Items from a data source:

__________________________________________________

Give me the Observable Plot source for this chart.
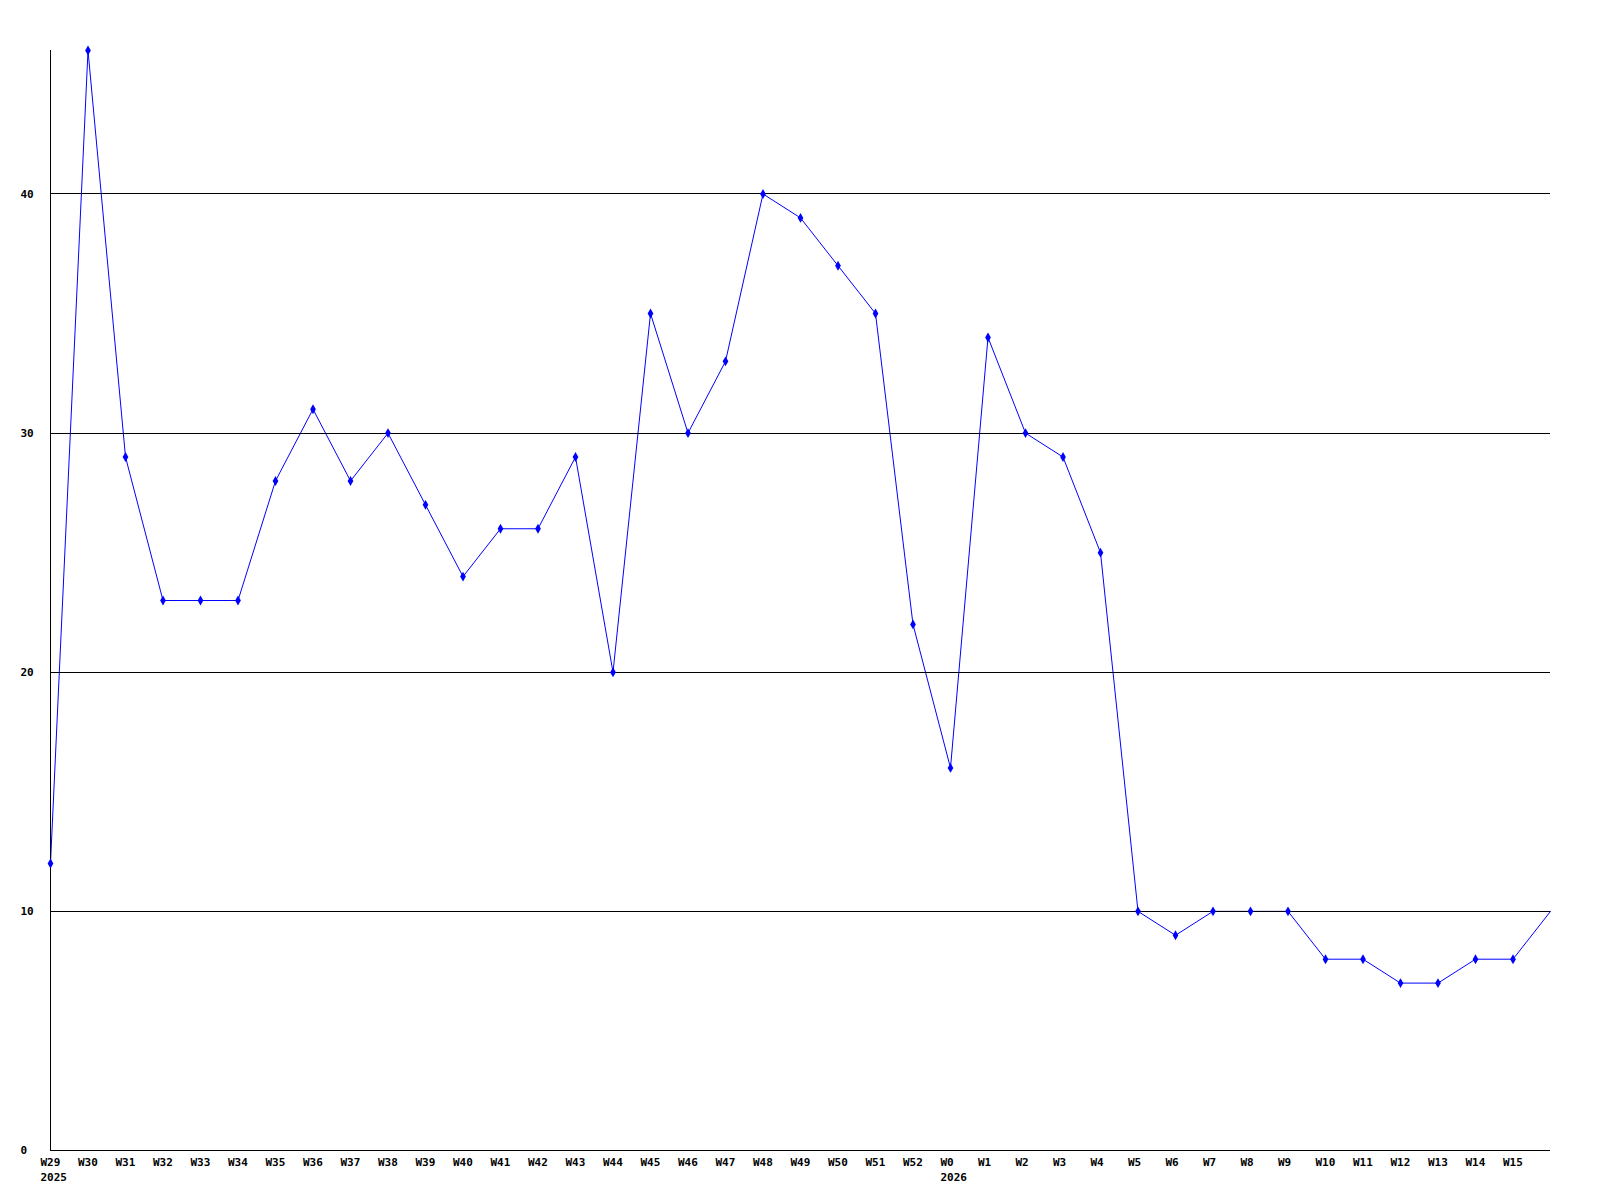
<!DOCTYPE html>
<html>
<head>
<meta charset="utf-8">
<script src="https://cdn.jsdelivr.net/npm/d3@7"></script>
<script src="https://cdn.jsdelivr.net/npm/@observablehq/plot@0.6"></script>
<style>
  html, body { margin: 0; padding: 0; background: #fff; }
</style>
</head>
<body>
<div id="chart"></div>
<script>
const weeks = ["W29","W30","W31","W32","W33","W34","W35","W36","W37","W38","W39","W40","W41","W42","W43","W44","W45","W46","W47","W48","W49","W50","W51","W52","W0","W1","W2","W3","W4","W5","W6","W7","W8","W9","W10","W11","W12","W13","W14","W15",""];
const values = [12,46,29,23,23,23,28,31,28,30,27,24,26,26,29,20,35,30,33,40,39,37,35,22,16,34,30,29,25,10,9,10,10,10,8,8,7,7,8,8,10];
const yearStarts = [[0, "2025"], [24, "2026"]];
const yTicks = [0, 10, 20, 30, 40];
const gridValues = [10, 20, 30, 40];

const data = values.map((v, i) => ({i, v}));
const marked = data.slice(0, weeks.length - 1);
const yearMap = new Map(yearStarts);
const tickIdx = d3.range(weeks.length - 1);

const chart = Plot.plot({
  width: 1600,
  height: 1200,
  marginLeft: 50,
  marginRight: 50,
  marginTop: 50,
  marginBottom: 50,
  style: {fontFamily: "'DejaVu Sans Mono', monospace", fontSize: "11px", fontWeight: "bold", background: "#fff", color: "#000"},
  x: {type: "linear", domain: [0, 40]},
  y: {domain: [0, 46]},
  marks: [
    Plot.line(data, {x: "i", y: "v", stroke: "#0000ff", strokeWidth: 1}),
    Plot.ruleY(gridValues, {stroke: "#000", strokeWidth: 1, shapeRendering: "crispEdges"}),
    Plot.ruleY([0], {stroke: "#000", strokeWidth: 1, shapeRendering: "crispEdges"}),
    Plot.ruleX([0], {y1: 0, y2: 46, stroke: "#000", strokeWidth: 1, shapeRendering: "crispEdges"}),
    Plot.dot(marked, {x: "i", y: "v", symbol: "diamond", r: 3, fill: "#0000ff", stroke: "none"}),
    Plot.axisX({
      ticks: tickIdx,
      tickSize: 0,
      tickPadding: 5,
      textAnchor: "start",
      dx: -10,
      lineHeight: 1.36,
      fill: "#000",
      label: null,
      tickFormat: (i) => yearMap.has(i) ? weeks[i] + "\n" + yearMap.get(i) : weeks[i]
    }),
    Plot.axisY({
      ticks: yTicks,
      tickSize: 0,
      tickPadding: 0,
      textAnchor: "start",
      dx: -30,
      fill: "#000",
      label: null,
      tickFormat: d3.format("d")
    })
  ]
});
document.getElementById("chart").appendChild(chart);
</script>
</body>
</html>
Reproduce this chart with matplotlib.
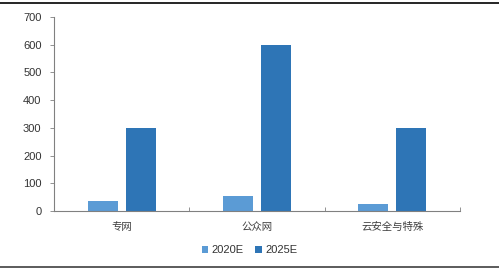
import numpy as np
import matplotlib
matplotlib.use("Agg")
import matplotlib.pyplot as plt
from matplotlib.lines import Line2D

plt.rcParams['font.family'] = ['Liberation Sans', 'Noto Sans CJK SC', 'DejaVu Sans']

# data
categories = ["专网", "公众网", "云安全与特殊"]
series_names = ["2020E", "2025E"]
values_2020 = [35, 53, 25]
values_2025 = [300, 600, 300]
yticks = [0, 100, 200, 300, 400, 500, 600, 700]

c_light = "#5B9BD5"
c_dark = "#2E75B6"

fig = plt.figure(figsize=(4.99, 2.71), dpi=100)
ax = fig.add_axes([54 / 499, 1 - 211 / 271, (460 - 54) / 499, (211 - 17) / 271])

x = np.arange(len(categories))
w = 0.22
ax.bar(x - 0.14, values_2020, w, color=c_light, label=series_names[0])
ax.bar(x + 0.14, values_2025, w, color=c_dark, label=series_names[1])

ax.set_xlim(-0.5, len(categories) - 0.5)
ax.set_ylim(0, 700)
ax.set_yticks(yticks)
ax.set_yticklabels([str(v) for v in yticks], fontsize=8, color="#333333")
ax.set_xticks(x)
ax.set_xticklabels(categories, fontsize=7.5, color="#404040")
ax.tick_params(axis="x", length=0, pad=8)
ax.tick_params(axis="y", length=3, width=0.6, color="#808080", pad=6)

# boundary ticks between categories
ax.set_xticks(np.arange(-0.5, len(categories)), minor=True)
ax.tick_params(axis="x", which="minor", length=3, width=0.6, color="#808080", direction="in")

for s in ["top", "right"]:
    ax.spines[s].set_visible(False)
for s in ["left", "bottom"]:
    ax.spines[s].set_color("#808080")
    ax.spines[s].set_linewidth(0.8)

leg = fig.legend(loc="center", bbox_to_anchor=(0.5, 1 - 250 / 271), ncol=2, frameon=False,
                 fontsize=8, handlelength=0.6, handleheight=0.6, handletextpad=0.3,
                 columnspacing=1.0)
for t in leg.get_texts():
    t.set_color("#333333")

# frame lines at top and bottom
fig.add_artist(Line2D([0, 1], [1 - 2.5 / 271, 1 - 2.5 / 271], color="black", lw=1.2))
fig.add_artist(Line2D([0, 1], [1 - 267 / 271, 1 - 267 / 271], color="#404040", lw=1.2))

fig.savefig("out.png", dpi=100)
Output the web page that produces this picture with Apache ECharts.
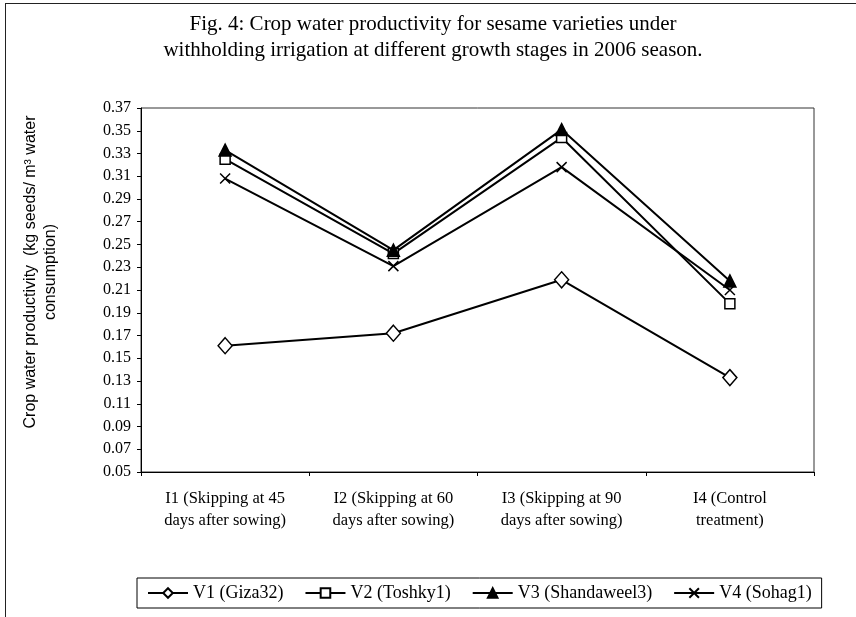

__________________________________________________

[WHAT THIS TASK INVOLVES]: Leave out the pictures and restate everything else word for word.

[FINISHED ANSWER]:
Give me the Observable Plot source for this chart.
<!DOCTYPE html>
<html>
<head>
<meta charset="utf-8">
<script src="https://cdn.jsdelivr.net/npm/d3@7"></script>
<script src="https://cdn.jsdelivr.net/npm/@observablehq/plot@0.6"></script>
<style>
  html, body { margin: 0; padding: 0; background: #fff; }
</style>
</head>
<body>
<div id="chart"></div>
<script>
const weeks = ["W29","W30","W31","W32","W33","W34","W35","W36","W37","W38","W39","W40","W41","W42","W43","W44","W45","W46","W47","W48","W49","W50","W51","W52","W0","W1","W2","W3","W4","W5","W6","W7","W8","W9","W10","W11","W12","W13","W14","W15",""];
const values = [12,46,29,23,23,23,28,31,28,30,27,24,26,26,29,20,35,30,33,40,39,37,35,22,16,34,30,29,25,10,9,10,10,10,8,8,7,7,8,8,10];
const yearStarts = [[0, "2025"], [24, "2026"]];
const yTicks = [0, 10, 20, 30, 40];
const gridValues = [10, 20, 30, 40];

const data = values.map((v, i) => ({i, v}));
const marked = data.slice(0, weeks.length - 1);
const yearMap = new Map(yearStarts);
const tickIdx = d3.range(weeks.length - 1);

const chart = Plot.plot({
  width: 1600,
  height: 1200,
  marginLeft: 50,
  marginRight: 50,
  marginTop: 50,
  marginBottom: 50,
  style: {fontFamily: "'DejaVu Sans Mono', monospace", fontSize: "11px", fontWeight: "bold", background: "#fff", color: "#000"},
  x: {type: "linear", domain: [0, 40]},
  y: {domain: [0, 46]},
  marks: [
    Plot.line(data, {x: "i", y: "v", stroke: "#0000ff", strokeWidth: 1}),
    Plot.ruleY(gridValues, {stroke: "#000", strokeWidth: 1, shapeRendering: "crispEdges"}),
    Plot.ruleY([0], {stroke: "#000", strokeWidth: 1, shapeRendering: "crispEdges"}),
    Plot.ruleX([0], {y1: 0, y2: 46, stroke: "#000", strokeWidth: 1, shapeRendering: "crispEdges"}),
    Plot.dot(marked, {x: "i", y: "v", symbol: "diamond", r: 3, fill: "#0000ff", stroke: "none"}),
    Plot.axisX({
      ticks: tickIdx,
      tickSize: 0,
      tickPadding: 5,
      textAnchor: "start",
      dx: -10,
      lineHeight: 1.36,
      fill: "#000",
      label: null,
      tickFormat: (i) => yearMap.has(i) ? weeks[i] + "\n" + yearMap.get(i) : weeks[i]
    }),
    Plot.axisY({
      ticks: yTicks,
      tickSize: 0,
      tickPadding: 0,
      textAnchor: "start",
      dx: -30,
      fill: "#000",
      label: null,
      tickFormat: d3.format("d")
    })
  ]
});
document.getElementById("chart").appendChild(chart);
</script>
</body>
</html>
Reproduce this chart with matplotlib.
import numpy as np
import matplotlib
matplotlib.use("Agg")
import matplotlib.pyplot as plt
from matplotlib.lines import Line2D

plt.rcParams['font.family'] = ['Liberation Sans', 'Noto Sans CJK SC', 'DejaVu Sans']

# data
categories = ["专网", "公众网", "云安全与特殊"]
series_names = ["2020E", "2025E"]
values_2020 = [35, 53, 25]
values_2025 = [300, 600, 300]
yticks = [0, 100, 200, 300, 400, 500, 600, 700]

c_light = "#5B9BD5"
c_dark = "#2E75B6"

fig = plt.figure(figsize=(4.99, 2.71), dpi=100)
ax = fig.add_axes([54 / 499, 1 - 211 / 271, (460 - 54) / 499, (211 - 17) / 271])

x = np.arange(len(categories))
w = 0.22
ax.bar(x - 0.14, values_2020, w, color=c_light, label=series_names[0])
ax.bar(x + 0.14, values_2025, w, color=c_dark, label=series_names[1])

ax.set_xlim(-0.5, len(categories) - 0.5)
ax.set_ylim(0, 700)
ax.set_yticks(yticks)
ax.set_yticklabels([str(v) for v in yticks], fontsize=8, color="#333333")
ax.set_xticks(x)
ax.set_xticklabels(categories, fontsize=7.5, color="#404040")
ax.tick_params(axis="x", length=0, pad=8)
ax.tick_params(axis="y", length=3, width=0.6, color="#808080", pad=6)

# boundary ticks between categories
ax.set_xticks(np.arange(-0.5, len(categories)), minor=True)
ax.tick_params(axis="x", which="minor", length=3, width=0.6, color="#808080", direction="in")

for s in ["top", "right"]:
    ax.spines[s].set_visible(False)
for s in ["left", "bottom"]:
    ax.spines[s].set_color("#808080")
    ax.spines[s].set_linewidth(0.8)

leg = fig.legend(loc="center", bbox_to_anchor=(0.5, 1 - 250 / 271), ncol=2, frameon=False,
                 fontsize=8, handlelength=0.6, handleheight=0.6, handletextpad=0.3,
                 columnspacing=1.0)
for t in leg.get_texts():
    t.set_color("#333333")

# frame lines at top and bottom
fig.add_artist(Line2D([0, 1], [1 - 2.5 / 271, 1 - 2.5 / 271], color="black", lw=1.2))
fig.add_artist(Line2D([0, 1], [1 - 267 / 271, 1 - 267 / 271], color="#404040", lw=1.2))

fig.savefig("out.png", dpi=100)
Output the web page that produces this picture with Apache ECharts.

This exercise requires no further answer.